Avrupa İnsan Hakları Mahkemesi’nin kararlarının uygulanmasını denetlemekten sorumlu olan Avrupa Konseyi Bakanlar Komitesi, AİHM’in serbest bırakılması yönünde karar almasına rağmen halen tutuklu bulunan işadamı Osman Kavala için Türkiye’ye karşı “ihlal prosedürünü başlatma” uyarısı yaptı.
Bakanlar Komitesi, AİHM kararlarının uygulanmasını denetleme gündemiyle bu hafta yaptığı toplantıda, bir süredir uyardığı Türk makamlarına “ihlal prosedürünü açma” uyarısı gönderdi.
Komite kararında, AİHM’deki “Kavala-Türkiye davasına” ilişkin olarak mahkeme kararlarının tüm uyarılara rağmen uygulanmadığı belirtilerek “Başvuranın serbest bırakılmaması halinde, Komite, elindeki tüm araçları kullanarak AİHM kararını uygulamayı sağlamakta kararlıdır” ifadesine yer verdi.
Yalnızca Azerbaycan’a uygulandı
Bakanlar Komitesi, Türkiye’nin de imzaladığı Avrupa İnsan Hakları Sözleşmesi’nin (AİHS) 46/4’üncü maddesini hatırlatarak, bu maddenin kendilerine sağladığı “ihlal süreci dahil olmak üzere, elindeki tüm araçları kullanacağını” belirtti.
Avrupa Konseyi, AİHM kararlarını uygulamadığı için bir üye devlete karşı ihlal prosedürü açma olasılığını içeren 46/4’üncü maddeyi daha önce yalnızca bir kez, Azerbaycan devletine karşı kullandı.
Bakanlar Komitesi, İlgar Mammadov-Azerbaycan davasında 2010 yılında süreci işletti, bu süreç 2020’de son buldu.
Bakanlar Komitesi, AİHM’in, Osman Kavala’nın tutuklanmasının ve tutuklu yargılanmasının, bir suç işlediğine ve gizli bir amaç güttüğüne dair, makul bir şüpheyi destekleyecek kanıtların yokluğunda gerçekleştiğine ilişkin bulgularını hatırlattı. Kavala’nın, AİHS’in 5 ve 18’inci maddelerine aykırı olarak “susturulma ve diğer insan hakları savunucularını caydırma” amacıyla tutuklu yargılanmaya devam edildiği, Anayasa Mahkemesi tarafından şikayetini incelemek için geçen 1 yıl 5 aylık sürenin de yeterince “hızlı” olmadığı vurgulandı.
Komite’nin bu konuda daha önce 5 kez karar almasına rağmen Kavala’nın halen serbest bırakılmadığı da belirtilen kararda, “Bakanlar Komitesi, başvuranın (Osman Kavala) 18 Ekim 2017’den bu yana sürekli olarak tutuklu kalmasından derin üzüntü duymuştur” denildi.
Kavala’nın yetersiz bulunan kanıtlara dayanan suçlamalar nedeniyle halen cezaevinde olduğu belirtilerek “Komite, başvuranın, ceza adaleti sisteminin kötüye kullanılmasını teşkil eden yargılamalar temelinde, onu susturmak amacıyla devam eden keyfi tutukluluğunun, Türkiye’nin Sözleşme’nin 46/1 maddesi kapsamındaki yükümlülüğünün açık bir ihlalini teşkil ettiğinin altını çizmiştir.

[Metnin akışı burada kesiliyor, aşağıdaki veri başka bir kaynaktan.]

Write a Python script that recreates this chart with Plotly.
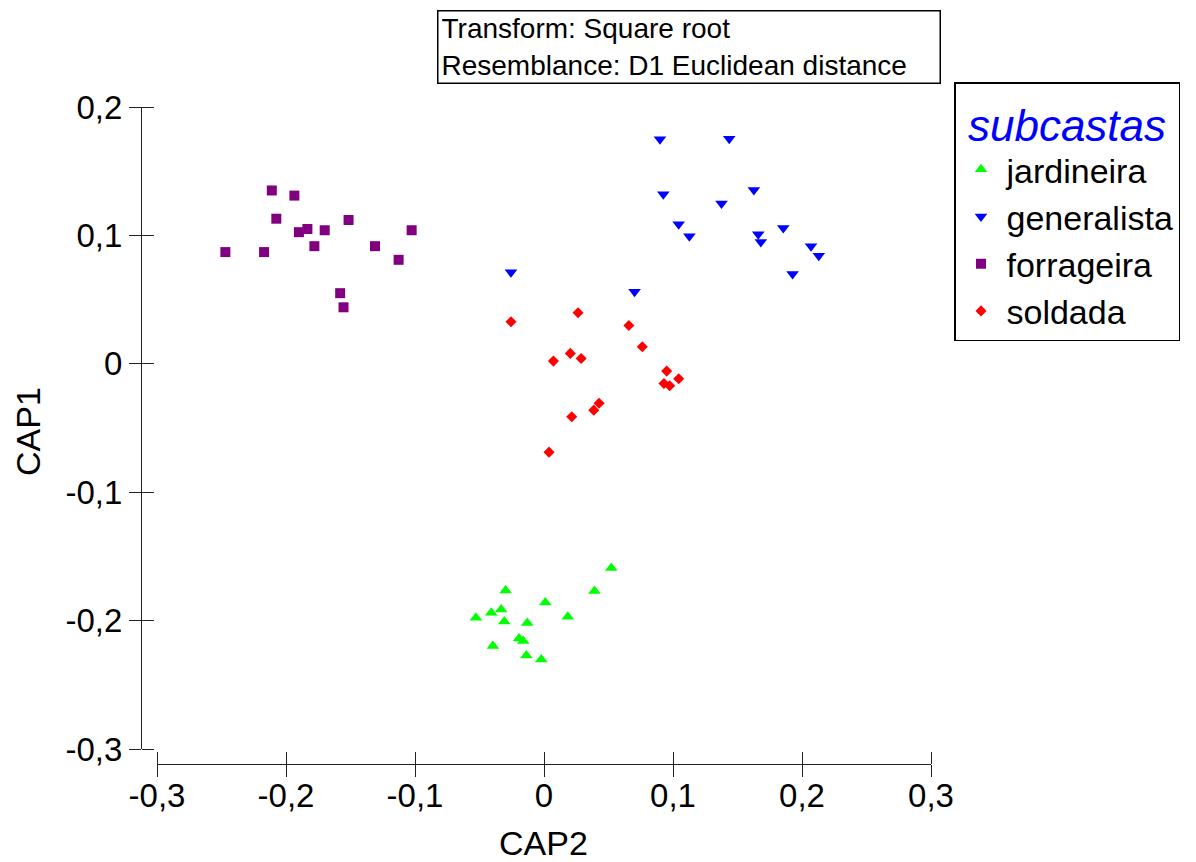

Hukukun üstünlüğüne bağlı bir devlette bu kararın uygulanmaması kabul edilemez. Başvuranın serbest bırakılmaması halinde, Komite; gerekirse AİHS’in 46/4 maddesi kapsamındaki ihlal prosedürü dahil olmak üzere, elindeki tüm araçlarla kararın uygulanmasını sağlama konusunda kararlıdır” ifadelerine yer verildi.
Komite’yle diyalog çağrısı
Bakanlar Komitesi, Türk makamlarını, Sözleşme’ye uygun çözümler bulmak amacıyla Komite’yle diyaloğu geliştirmeye davet etti. Türkiye’nin, İnsan Hakları Eylem Planı’nda öngörülen yargı bağımsızlığını güçlendirmeyi amaçlayan hedeflerinin, ilgiyle not edildiği ancak bu hedeflerin genel olarak olumlu bir etkisi olsa da, yargıyı yürütme organının aşırı etkisinden korumaktan uzak göründüğü vurgulandı. Komite, özellikle Hakimler ve Savcılar Yüksek Kurulu’nun yapısal bağımsızlığına ilişkin, Avrupa Konseyi standartlarından ilham alınarak, somut yasal adımların atılması çağrısı yaptı.